= Popo Iskandar =

Indonesian painter

Popo Iskandar (17 December 1927 – 29 January 2000) was a painter, a prominent Indonesian art educator, literature critic and an essayist.

== Life ==
Popo Iskandar was born in Garut, West Java. His father, R.H. Natamihardja is a retired bank clerk. Since childhood his father expected Popo to become an architect. Although he failed in architecture, he managed to get a baccalaureate degree in mathematics. Popo began his painting education during the Japanese rule in Indonesia. After that, he entered the Bandung Institute of Technology (ITB) in 1953. He had taught at IKIP Bandung. Angkama, his older brother who works as a HIS drawing teacher, greatly influenced Popo's interest in painting. Popo had received guidance from two teachers, namely Hendra Gunawan and Barli Samitawinata.

Popo's paintings were heavily influenced by his teacher at the Department of Fine Arts, ITB, Ries Mulder from the Netherlands, who painted in the Cubism and Abstract schools of thought. At the Faculty of Fine Arts and Design (FSRD-ITB), he worked alongside artists such as A.D. Pirous, Ahmad Sadali, Mochtar Apin and Umi Dachlan. However, the influence of Hendra Gunawan's realism was strong enough that in his development, Popo found his own style in painting.

He is a painter with strong characteristic in his expressive painting style, especially in his figurative expression, where he became a role model for the next generation of painters. Popo liked to paint cats, earning the nickname "cat painter". His famous motives are "Cat" and "Rooster". However, he also paints numerous other themes from the nature.

Popo frequently participated in painting exhibitions, both domestically and abroad. In 1976, he held a solo exhibition in The Hague, Netherlands. In 1980, he was awarded the Anugerah Seni Negara by the Indonesian Government for his artistic achievements.
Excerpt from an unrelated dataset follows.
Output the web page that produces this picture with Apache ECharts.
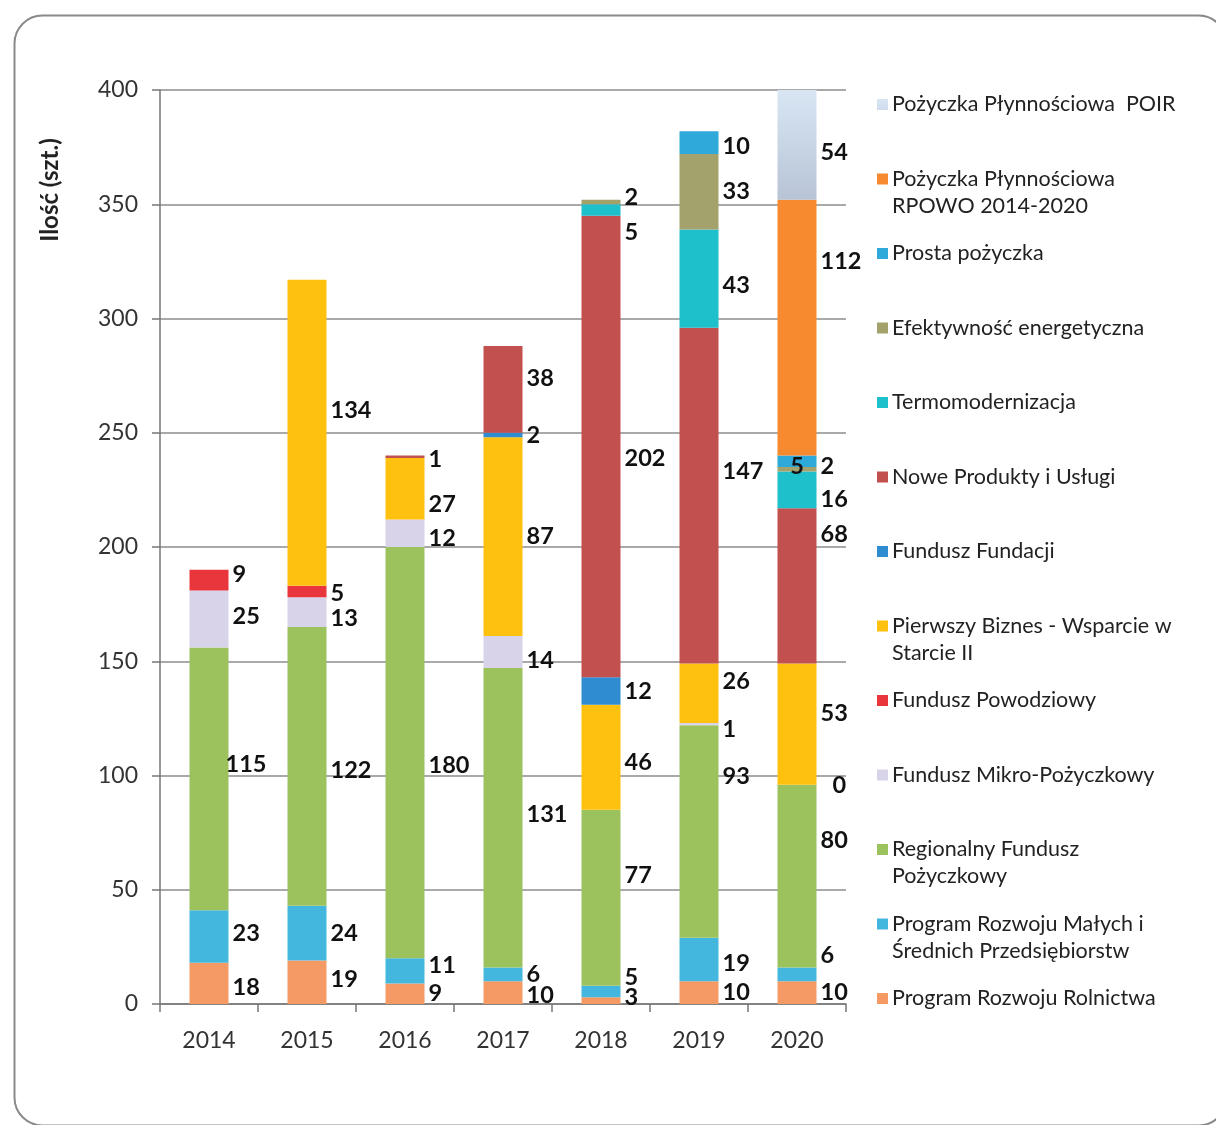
<!DOCTYPE html>
<html>
<head>
<meta charset="utf-8">
<script src="https://cdn.jsdelivr.net/npm/echarts@6/dist/echarts.min.js"></script>
<style>
html,body{margin:0;padding:0;background:#fff;}
#chart{width:1216px;height:1125px;}
</style>
</head>
<body>
<div id="chart"></div>
<script>
// ---- data ----
var years = ['2014','2015','2016','2017','2018','2019','2020'];
var yTicks = [0,50,100,150,200,250,300,350,400];

var rolnictwa   = [18, 19, 9, 10, 3, 10, 10];
var msp         = [23, 24, 11, 6, 5, 19, 6];
var regionalny  = [115, 122, 180, 131, 77, 93, 80];
var mikro       = [25, 13, 12, 14, null, 1, 0];
var powodziowy  = [9, 5, null, null, null, null, null];
var pierwszy    = [null, 134, 27, 87, 46, 26, 53];
var fundacji    = [null, null, null, 2, 12, null, null];
var nowe        = [null, null, 1, 38, 202, 147, 68];
var termo       = [null, null, null, null, 5, 43, 16];
var efekt       = [null, null, null, null, 2, 33, 2];
var prosta      = [null, null, null, null, null, 10, 5];
var rpowo       = [null, null, null, null, null, null, 112];
var poir        = [null, null, null, null, null, null, 54];

// series definitions (stack order bottom -> top)
var seriesDefs = [
  {name:'Program Rozwoju Rolnictwa', data:rolnictwa, color:'#F59A64', legend:'Program Rozwoju Rolnictwa'},
  {name:'Program Rozwoju Małych i Średnich Przedsiębiorstw', data:msp, color:'#43B7DE', legend:'Program Rozwoju Małych i\nŚrednich Przedsiębiorstw'},
  {name:'Regionalny Fundusz Pożyczkowy', data:regionalny, color:'#9CC25E', legend:'Regionalny Fundusz\nPożyczkowy'},
  {name:'Fundusz Mikro-Pożyczkowy', data:mikro, color:'#D8D3E8', legend:'Fundusz Mikro-Pożyczkowy'},
  {name:'Fundusz Powodziowy', data:powodziowy, color:'#E8363C', legend:'Fundusz Powodziowy'},
  {name:'Pierwszy Biznes - Wsparcie w Starcie II', data:pierwszy, color:'#FFC10F', legend:'Pierwszy Biznes - Wsparcie w\nStarcie II'},
  {name:'Fundusz Fundacji', data:fundacji, color:'#2F8CD1', legend:'Fundusz Fundacji'},
  {name:'Nowe Produkty i Usługi', data:nowe, color:'#C2504E', legend:'Nowe Produkty i Usługi'},
  {name:'Termomodernizacja', data:termo, color:'#1DC0CB', legend:'Termomodernizacja'},
  {name:'Efektywność energetyczna', data:efekt, color:'#A4A26C', legend:'Efektywność energetyczna'},
  {name:'Prosta pożyczka', data:prosta, color:'#2FA9D9', legend:'Prosta pożyczka'},
  {name:'Pożyczka Płynnościowa RPOWO 2014-2020', data:rpowo, color:'#F78A2E', legend:'Pożyczka Płynnościowa\nRPOWO 2014-2020'},
  {name:'Pożyczka Płynnościowa POIR', data:poir, color:'#C8D6E8', legend:'Pożyczka Płynnościowa  POIR'}
];

// label nudges (presentation only): [dx, dy] per series index, per year index
var labelNudge = {
  0: [[0,4],[0,-3],[0,0],[0,3],[0,-3],[0,0],[0,0]],
  1: [[0,-3],[0,0],[0,-5],[0,0],[0,-14],[0,4],[0,-19]],
  2: [[-7,-15],[0,4],[0,13],[0,-3],[0,-22],[0,-55],[0,-36]],
  3: [[0,-3],[0,6],[0,5],[0,8],[0,0],[0,5],[12,1]],
  4: [[0,-6],[0,2],[0,0],[0,0],[0,0],[0,0],[0,0]],
  5: [[0,0],[0,-22],[0,16],[0,0],[0,5],[0,-12],[0,-11]],
  6: [[0,0],[0,0],[0,0],[0,0],[0,0],[0,0],[0,0]],
  7: [[0,0],[0,0],[0,3],[0,-11],[0,12],[0,-24],[0,-51]],
  8: [[0,0],[0,0],[0,0],[0,0],[0,22],[0,7],[0,10]],
  9: [[0,0],[0,0],[0,0],[0,0],[0,-5],[0,0],[0,-3]],
  10: [[0,0],[0,0],[0,0],[0,0],[0,0],[0,4],[0,5]],
  11: [[0,0],[0,0],[0,0],[0,0],[0,0],[0,0],[0,-66]],
  12: [[0,0],[0,0],[0,0],[0,0],[0,0],[0,0],[0,8]]
};

var FONT = 'Lato, "Open Sans", sans-serif';
var labelFont = {fontFamily:FONT, fontWeight:'bold', fontSize:23.5, color:'#111'};

var series = seriesDefs.map(function(d, si){
  return {
    name: d.name,
    type: 'bar',
    stack: 'total',
    barWidth: 39,
    itemStyle: si === 12 ? {
      color: new echarts.graphic.LinearGradient(0,0,0,1,[{offset:0,color:'#D8E6F4'},{offset:1,color:'#B8C4D6'}])
    } : {color: d.color},
    label: Object.assign({show:true, position:'right', distance:4, formatter:'{c}'}, labelFont),
    data: d.data.map(function(v, yi){
      if (v === null) return null;
      var n = labelNudge[si][yi];
      var item = {value: v, label: {offset: n}};
      if (si === 10 && yi === 6) {
        item.label = {position:'inside', offset:[0,5]};
      }
      return item;
    })
  };
});

var legendTextMap = {};
seriesDefs.forEach(function(d){ legendTextMap[d.name] = d.legend; });

var chart = echarts.init(document.getElementById('chart'));
chart.setOption({
  animation: false,
  backgroundColor: '#ffffff',
  grid: {left:160, right:370, top:90, bottom:121, containLabel:false},
  graphic: [
    {type:'rect', left:12, top:13, shape:{x:0, y:0, width:1212, height:1110, r:28},
     style:{fill:'none', stroke:'#8a8a8a', lineWidth:2}, silent:true, z:-10},
    {type:'text', x:50, y:190, rotation:Math.PI/2,
     style:{text:'Ilość (szt.)', fontFamily:FONT, fontWeight:'bold', fontSize:24, fill:'#222', align:'center', verticalAlign:'middle'}}
  ],
  legend: {
    orient: 'vertical',
    left: 872,
    top: 86,
    itemGap: 20.5,
    itemWidth: 11,
    itemHeight: 38,
    icon: 'path://M0,0h11v11h-11z M0,38h0.01v0.01h-0.01z',
    selectedMode: false,
    data: seriesDefs.slice().reverse().map(function(d){ return d.name; }),
    formatter: function(name){
      var t = legendTextMap[name];
      return t.indexOf('\n') >= 0 ? t : t + '\n ';
    },
    textStyle: {fontFamily:FONT, fontSize:21.5, color:'#222', lineHeight:27, padding:[0,0,0,-1]}
  },
  xAxis: {
    type: 'category',
    data: years,
    axisLine: {lineStyle:{color:'#777', width:1.5}},
    axisTick: {show:true, length:8, lineStyle:{color:'#777', width:1.5}},
    axisLabel: {fontFamily:FONT, fontSize:23, color:'#333', margin:25}
  },
  yAxis: {
    type: 'value',
    min: yTicks[0],
    max: yTicks[yTicks.length-1],
    interval: 50,
    axisLine: {show:true, lineStyle:{color:'#777', width:1.5}},
    axisTick: {show:true, length:8, lineStyle:{color:'#777', width:1.5}},
    axisLabel: {fontFamily:FONT, fontSize:23, color:'#333', margin:22},
    splitLine: {show:true, lineStyle:{color:'#8c8c8c', width:1.5}}
  },
  series: series
});
</script>
</body>
</html>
Apart from being a painter and educator in art education, Popo Iskandar is also known as an art thinker and critic. He likes to write essays about art and culture in various mass media. He was elected chairman of BPB Kiwari Bandung in 1960 and a life member of the Jakarta Academy in 1970.

== Bibliography ==

- Affandi: A New Path in Realism (Jakarta, 1977)
- History of Indonesian Fine Arts (Jakarta, 1982) published by the Directorate of Culture, Ministry of Education and Culture.
- Naskah Pre-Persagi Indonesian Painting
- 55 Years of Paintings by Popo Iskandar: Image and Thought. Mamannoor, Published by Yayasan Matra Media Bandung, 1998, 188 Pages.